As spring officially passes into summer, the saga of the Canadian Wheat Board drags on becoming the Prairie version of The Never Ending Story.
Actually this has become a story that more and more seems to be something concocted by Hollywood and not something you'd expect perpetrated by a government.
Certainly there are enough villains to go around in this one, although a bit like the fabled Hatfields and McCoys feud in that exactly who the bad guys are depends a lot on which side of the feud you are viewing it from.
And certainly there are enough plot turns to make Robert Ludlum proud.
And like a lot of the fare coming out of Hollywood these days, the ending of this story is clear too.
There remains an effort by some farmers to stall the ending and force a sequel to be written, but ultimately, the single desk sales agency for Prairie wheat, durum and designated barley is dead.
The premise held by many that the Stephen Harper government was heavy-handed at best, and at worst illegal in how it changed the system, will matter not in the long run in terms of the Canadian Wheat Board.
Should the court challenge, currently being appealed by a farm group, overturn the federal government process, it will only mean Harper and company have to go through the process in a way which meets legislation, and then make the change since a farm vote will not be binding regardless of the results.
And with the majority given the Conservatives in the last election, they can eventually make their change.
As it now stands, the Federal Court of Appeal struck down Justice Campbell's December 7, 2011 ruling where he found that Agriculture Minister Gerry Ritz had acted outside of the rule of law by bringing forward legislation that destroyed the Canadian Wheat Board's single desk without first conducting a farmer vote.

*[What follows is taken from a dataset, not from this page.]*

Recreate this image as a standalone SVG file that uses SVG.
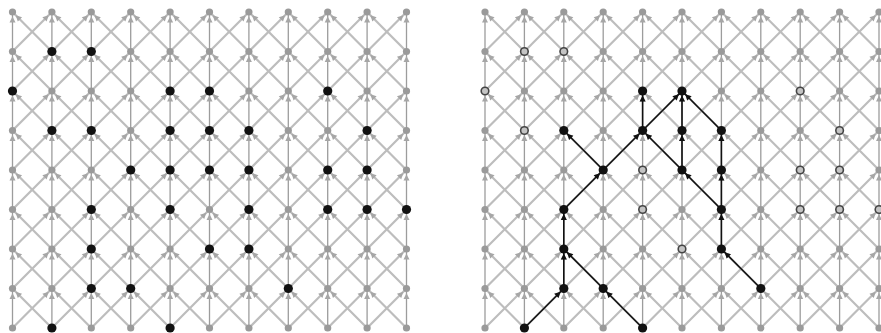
<svg xmlns="http://www.w3.org/2000/svg" xmlns:xlink="http://www.w3.org/1999/xlink" width="881" height="333" viewBox="0 0 881 333">
<style>
.dg{fill:none;stroke:#bdbdbd;stroke-width:2.2;marker-mid:url(#ag);marker-end:url(#ag)}
.vt{fill:none;stroke:#9c9c9c;stroke-width:1.3;marker-mid:url(#ag);marker-end:url(#ag)}
.nd{fill:none;stroke:none;marker-start:url(#dot);marker-mid:url(#dot);marker-end:url(#dot)}
.bk{fill:#111}
.ho{fill:#c4c4c4;stroke:#444;stroke-width:1.6}
.pe{stroke:#111;stroke-width:1.6;marker-end:url(#ak)}
</style>
<defs>
<marker id="ag" markerUnits="userSpaceOnUse" orient="auto" overflow="visible" markerWidth="1" markerHeight="1"><path d="M-4.5,0 L-10.5,-3 L-10.5,3 Z" fill="#a6a6a6"/></marker>
<marker id="ak" markerUnits="userSpaceOnUse" orient="auto" overflow="visible" markerWidth="1" markerHeight="1"><path d="M-4.5,0 L-10.5,-3 L-10.5,3 Z" fill="#111"/></marker>
<marker id="dot" markerUnits="userSpaceOnUse" overflow="visible" markerWidth="1" markerHeight="1"><circle r="3.6" fill="#9a9a9a"/></marker>
<g id="diag">
<polyline points="0,39.5 39.4,0"/>
<polyline points="0,79 39.4,39.5 78.8,0"/>
<polyline points="0,118.5 39.4,79 78.8,39.5 118.2,0"/>
<polyline points="0,158 39.4,118.5 78.8,79 118.2,39.5 157.6,0"/>
<polyline points="0,197.5 39.4,158 78.8,118.5 118.2,79 157.6,39.5 197,0"/>
<polyline points="0,237 39.4,197.5 78.8,158 118.2,118.5 157.6,79 197,39.5 236.4,0"/>
<polyline points="0,276.5 39.4,237 78.8,197.5 118.2,158 157.6,118.5 197,79 236.4,39.5 275.8,0"/>
<polyline points="0,316 39.4,276.5 78.8,237 118.2,197.5 157.6,158 197,118.5 236.4,79 275.8,39.5 315.2,0"/>
<polyline points="39.4,316 78.8,276.5 118.2,237 157.6,197.5 197,158 236.4,118.5 275.8,79 315.2,39.5 354.6,0"/>
<polyline points="78.8,316 118.2,276.5 157.6,237 197,197.5 236.4,158 275.8,118.5 315.2,79 354.6,39.5 394,0"/>
<polyline points="118.2,316 157.6,276.5 197,237 236.4,197.5 275.8,158 315.2,118.5 354.6,79 394,39.5"/>
<polyline points="157.6,316 197,276.5 236.4,237 275.8,197.5 315.2,158 354.6,118.5 394,79"/>
<polyline points="197,316 236.4,276.5 275.8,237 315.2,197.5 354.6,158 394,118.5"/>
<polyline points="236.4,316 275.8,276.5 315.2,237 354.6,197.5 394,158"/>
<polyline points="275.8,316 315.2,276.5 354.6,237 394,197.5"/>
<polyline points="315.2,316 354.6,276.5 394,237"/>
<polyline points="354.6,316 394,276.5"/>
<polyline points="394,39.5 354.6,0"/>
<polyline points="394,79 354.6,39.5 315.2,0"/>
<polyline points="394,118.5 354.6,79 315.2,39.5 275.8,0"/>
<polyline points="394,158 354.6,118.5 315.2,79 275.8,39.5 236.4,0"/>
<polyline points="394,197.5 354.6,158 315.2,118.5 275.8,79 236.4,39.5 197,0"/>
<polyline points="394,237 354.6,197.5 315.2,158 275.8,118.5 236.4,79 197,39.5 157.6,0"/>
<polyline points="394,276.5 354.6,237 315.2,197.5 275.8,158 236.4,118.5 197,79 157.6,39.5 118.2,0"/>
<polyline points="394,316 354.6,276.5 315.2,237 275.8,197.5 236.4,158 197,118.5 157.6,79 118.2,39.5 78.8,0"/>
<polyline points="354.6,316 315.2,276.5 275.8,237 236.4,197.5 197,158 157.6,118.5 118.2,79 78.8,39.5 39.4,0"/>
<polyline points="315.2,316 275.8,276.5 236.4,237 197,197.5 157.6,158 118.2,118.5 78.8,79 39.4,39.5 0,0"/>
<polyline points="275.8,316 236.4,276.5 197,237 157.6,197.5 118.2,158 78.8,118.5 39.4,79 0,39.5"/>
<polyline points="236.4,316 197,276.5 157.6,237 118.2,197.5 78.8,158 39.4,118.5 0,79"/>
<polyline points="197,316 157.6,276.5 118.2,237 78.8,197.5 39.4,158 0,118.5"/>
<polyline points="157.6,316 118.2,276.5 78.8,237 39.4,197.5 0,158"/>
<polyline points="118.2,316 78.8,276.5 39.4,237 0,197.5"/>
<polyline points="78.8,316 39.4,276.5 0,237"/>
<polyline points="39.4,316 0,276.5"/>
</g>
<g id="vert">
<polyline points="0,316 0,276.5 0,237 0,197.5 0,158 0,118.5 0,79 0,39.5 0,0"/>
<polyline points="39.4,316 39.4,276.5 39.4,237 39.4,197.5 39.4,158 39.4,118.5 39.4,79 39.4,39.5 39.4,0"/>
<polyline points="78.8,316 78.8,276.5 78.8,237 78.8,197.5 78.8,158 78.8,118.5 78.8,79 78.8,39.5 78.8,0"/>
<polyline points="118.2,316 118.2,276.5 118.2,237 118.2,197.5 118.2,158 118.2,118.5 118.2,79 118.2,39.5 118.2,0"/>
<polyline points="157.6,316 157.6,276.5 157.6,237 157.6,197.5 157.6,158 157.6,118.5 157.6,79 157.6,39.5 157.6,0"/>
<polyline points="197,316 197,276.5 197,237 197,197.5 197,158 197,118.5 197,79 197,39.5 197,0"/>
<polyline points="236.4,316 236.4,276.5 236.4,237 236.4,197.5 236.4,158 236.4,118.5 236.4,79 236.4,39.5 236.4,0"/>
<polyline points="275.8,316 275.8,276.5 275.8,237 275.8,197.5 275.8,158 275.8,118.5 275.8,79 275.8,39.5 275.8,0"/>
<polyline points="315.2,316 315.2,276.5 315.2,237 315.2,197.5 315.2,158 315.2,118.5 315.2,79 315.2,39.5 315.2,0"/>
<polyline points="354.6,316 354.6,276.5 354.6,237 354.6,197.5 354.6,158 354.6,118.5 354.6,79 354.6,39.5 354.6,0"/>
<polyline points="394,316 394,276.5 394,237 394,197.5 394,158 394,118.5 394,79 394,39.5 394,0"/>
</g>
<g id="lat">
<use xlink:href="#diag" class="dg"/>
<use xlink:href="#vert" class="vt"/>
<use xlink:href="#vert" class="nd"/>
</g>
</defs>

<g id="lattice-left" transform="translate(12.5,12)">
<use xlink:href="#lat"/>
<g id="points-left">
<circle class="bk" r="4.6" cx="39.4" cy="39.5"/><circle class="bk" r="4.6" cx="78.8" cy="39.5"/>
<circle class="bk" r="4.6" cx="0" cy="79"/><circle class="bk" r="4.6" cx="157.6" cy="79"/><circle class="bk" r="4.6" cx="197" cy="79"/><circle class="bk" r="4.6" cx="315.2" cy="79"/>
<circle class="bk" r="4.6" cx="39.4" cy="118.5"/><circle class="bk" r="4.6" cx="78.8" cy="118.5"/><circle class="bk" r="4.6" cx="157.6" cy="118.5"/><circle class="bk" r="4.6" cx="197" cy="118.5"/><circle class="bk" r="4.6" cx="236.4" cy="118.5"/><circle class="bk" r="4.6" cx="354.6" cy="118.5"/>
<circle class="bk" r="4.6" cx="118.2" cy="158"/><circle class="bk" r="4.6" cx="157.6" cy="158"/><circle class="bk" r="4.6" cx="197" cy="158"/><circle class="bk" r="4.6" cx="236.4" cy="158"/><circle class="bk" r="4.6" cx="315.2" cy="158"/><circle class="bk" r="4.6" cx="354.6" cy="158"/>
<circle class="bk" r="4.6" cx="78.8" cy="197.5"/><circle class="bk" r="4.6" cx="157.6" cy="197.5"/><circle class="bk" r="4.6" cx="236.4" cy="197.5"/><circle class="bk" r="4.6" cx="315.2" cy="197.5"/><circle class="bk" r="4.6" cx="354.6" cy="197.5"/><circle class="bk" r="4.6" cx="394" cy="197.5"/>
<circle class="bk" r="4.6" cx="78.8" cy="237"/><circle class="bk" r="4.6" cx="197" cy="237"/><circle class="bk" r="4.6" cx="236.4" cy="237"/>
<circle class="bk" r="4.6" cx="78.8" cy="276.5"/><circle class="bk" r="4.6" cx="118.2" cy="276.5"/><circle class="bk" r="4.6" cx="275.8" cy="276.5"/>
<circle class="bk" r="4.6" cx="39.4" cy="316"/><circle class="bk" r="4.6" cx="157.6" cy="316"/>
</g>
</g>

<g id="lattice-right" transform="translate(485,12)">
<use xlink:href="#lat"/>
<g id="connectors">
<line class="pe" x1="39.4" y1="316" x2="78.8" y2="276.5"/>
<line class="pe" x1="157.6" y1="316" x2="118.2" y2="276.5"/>
<line class="pe" x1="118.2" y1="276.5" x2="78.8" y2="237"/>
<line class="pe" x1="78.8" y1="276.5" x2="78.8" y2="237"/>
<line class="pe" x1="78.8" y1="237" x2="78.8" y2="197.5"/>
<line class="pe" x1="78.8" y1="197.5" x2="118.2" y2="158"/>
<line class="pe" x1="118.2" y1="158" x2="78.8" y2="118.5"/>
<line class="pe" x1="118.2" y1="158" x2="157.6" y2="118.5"/>
<line class="pe" x1="157.6" y1="118.5" x2="157.6" y2="79"/>
<line class="pe" x1="157.6" y1="118.5" x2="197" y2="79"/>
<line class="pe" x1="236.4" y1="118.5" x2="197" y2="79"/>
<line class="pe" x1="197" y1="118.5" x2="197" y2="79"/>
<line class="pe" x1="197" y1="158" x2="197" y2="118.5"/>
<line class="pe" x1="197" y1="158" x2="157.6" y2="118.5"/>
<line class="pe" x1="236.4" y1="197.5" x2="197" y2="158"/>
<line class="pe" x1="236.4" y1="197.5" x2="236.4" y2="158"/>
<line class="pe" x1="236.4" y1="158" x2="236.4" y2="118.5"/>
<line class="pe" x1="236.4" y1="237" x2="236.4" y2="197.5"/>
<line class="pe" x1="275.8" y1="276.5" x2="236.4" y2="237"/>
</g>
<g id="points-right">
<circle class="ho" r="3.8" cx="39.4" cy="39.5"/><circle class="ho" r="3.8" cx="78.8" cy="39.5"/>
<circle class="ho" r="3.8" cx="0" cy="79"/><circle class="bk" r="4.6" cx="157.6" cy="79"/><circle class="bk" r="4.6" cx="197" cy="79"/><circle class="ho" r="3.8" cx="315.2" cy="79"/>
<circle class="ho" r="3.8" cx="39.4" cy="118.5"/><circle class="bk" r="4.6" cx="78.8" cy="118.5"/><circle class="bk" r="4.6" cx="157.6" cy="118.5"/><circle class="bk" r="4.6" cx="197" cy="118.5"/><circle class="bk" r="4.6" cx="236.4" cy="118.5"/><circle class="ho" r="3.8" cx="354.6" cy="118.5"/>
<circle class="bk" r="4.6" cx="118.2" cy="158"/><circle class="ho" r="3.8" cx="157.6" cy="158"/><circle class="bk" r="4.6" cx="197" cy="158"/><circle class="bk" r="4.6" cx="236.4" cy="158"/><circle class="ho" r="3.8" cx="315.2" cy="158"/><circle class="ho" r="3.8" cx="354.6" cy="158"/>
<circle class="bk" r="4.6" cx="78.8" cy="197.5"/><circle class="ho" r="3.8" cx="157.6" cy="197.5"/><circle class="bk" r="4.6" cx="236.4" cy="197.5"/><circle class="ho" r="3.8" cx="315.2" cy="197.5"/><circle class="ho" r="3.8" cx="354.6" cy="197.5"/><circle class="ho" r="3.8" cx="394" cy="197.5"/>
<circle class="bk" r="4.6" cx="78.8" cy="237"/><circle class="ho" r="3.8" cx="197" cy="237"/><circle class="bk" r="4.6" cx="236.4" cy="237"/>
<circle class="bk" r="4.6" cx="78.8" cy="276.5"/><circle class="bk" r="4.6" cx="118.2" cy="276.5"/><circle class="bk" r="4.6" cx="275.8" cy="276.5"/>
<circle class="bk" r="4.6" cx="39.4" cy="316"/><circle class="bk" r="4.6" cx="157.6" cy="316"/>
</g>
</g>
</svg>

The Court of Appeal ruling now faces a further appeal, which if successful, will put the matter before the Supreme Court for a final decision.
It would speak volumes on the character of our federal government if the highest court in the land ruled against them, but it would do little to preserve single desk selling.
Whether a proponent of the Canadian Wheat Board, or not, it has become time farmers recognize the change is inevitable.
In a democracy we sadly often live with changes that are not immediately popular, and many of which are proven to be just bad moves. Does anyone remember the Gross Revenue Insurance Program (GRIP)? Never widely desired and ultimately proven a terrible program, it is an example of what can transpire when government knows best above all.
Time will tell whether the CWB decision was a wise one, or one done simply for the sake of Conservative government arrogance.
But either way it is a change that is going to happen, whether on Aug. 1, or a year down the road because of a court decision. That is the ultimate end to this story.